Analysts say: $60 price not sustainable

Submitted by on January 9, 2007 – 7:15 am5 Comments

maddenarticle.jpgApparently some guy from a German bank thinks that the recent price drop on Madden, Tiger Woods, and FIFA means that the $60 price of next gen titles will not last long as customers wait for price drops before buying their games. Take this, from Gamedaily.biz, with a huge grain of salt.

According to analyst Jeetil Patel of Deutsche Bank, “either the industry is still in transition, or $60 pricing is not sustainable.” Patel pointed out that in the past cycle, price cuts on Madden didn’t occur until at least April. “In this new cycle, we think it [is] critical that $60 next-gen prices last at least as long as $50 prices did in the prior cycle in order to compensate for steeper development costs, a tougher competitive environment (which requires more marketing spend) and so that EA can replicate the 27% operating margins seen in FY04,” Patel said.

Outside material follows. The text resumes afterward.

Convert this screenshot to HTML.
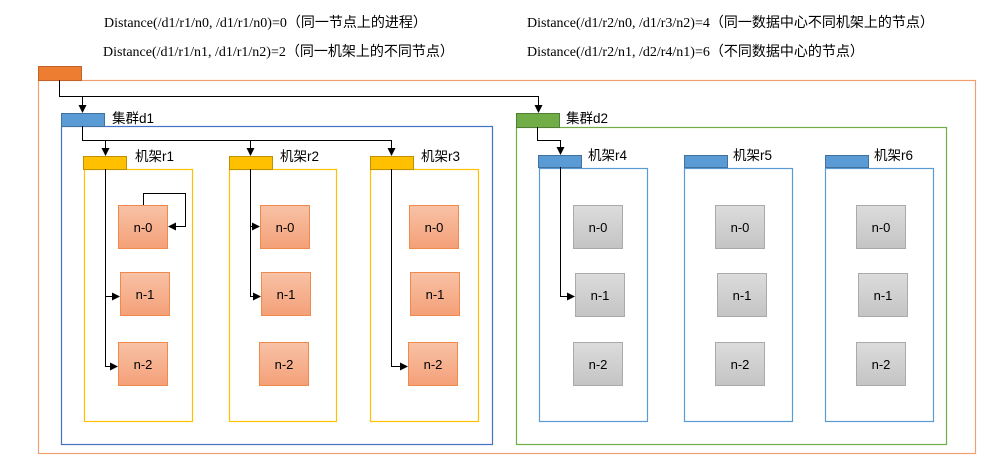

Whatever. Just because EA has dropped the price on soon-to-be-obsolete sports titles, I’m supposed to believe this is the beginning of then end of $60 games? Right. Just wait until Halo 3 is released.

  • Tom Clancy

    Whatever. Just because some guy who’s living depends on being right about these kinds of things more often that not looks at overall sales figures and has his number-crunching peons run a few regressions against sales at the same point in the last console generation says something, how’s that going to stand up to the specific case of the most anticipated title on the 360?

  • http://www.ashdcuk.com/thenose ash

    Yeah, the Halo 3 case is very specific. Having said that, all of those EA titles are multiplatform and only updates. The development costs were surely a lot less fro FIFA ’07 than for something like Gears of War i.e. platform exclusive and the first in a series. So it probably matters a lot less to EA when they cut the price of their games.

  • http://www.huzzahgoods,com Mole

    Well the German fellow also allowed for the possibility that the industry is still in transition, which may have been a factor in EA’s decision. Perhaps the $60 tag will stick longer as the next-gen install base grows?

  • http://www.farbot.com/ Paul

    Cmon, people, get with the program. Why do game prices fall? Because the games AREN’T SELLING at the original price.

    Yes some games will stay at full price when the publisher decides that they’re selling well enough to keep them there.

    Really there’s no other reason to keep prices high. If you want it at that price, buy it at that price. If you want it cheaper, wait.

    I’m glad some people are coming to their senses and waiting.

  • http://www.aeropause.com George

    Paul,

    I totally agree.

    I just think it’s funny that he’s basing the entire future of the game industry on 3 EA titles, granted, EA’s best-selling titles, but $60 didn’t stop people from buy 2.5 million copies of Gears of War, and it won’t stop people from buying umpteen hojillion copies of Halo 3.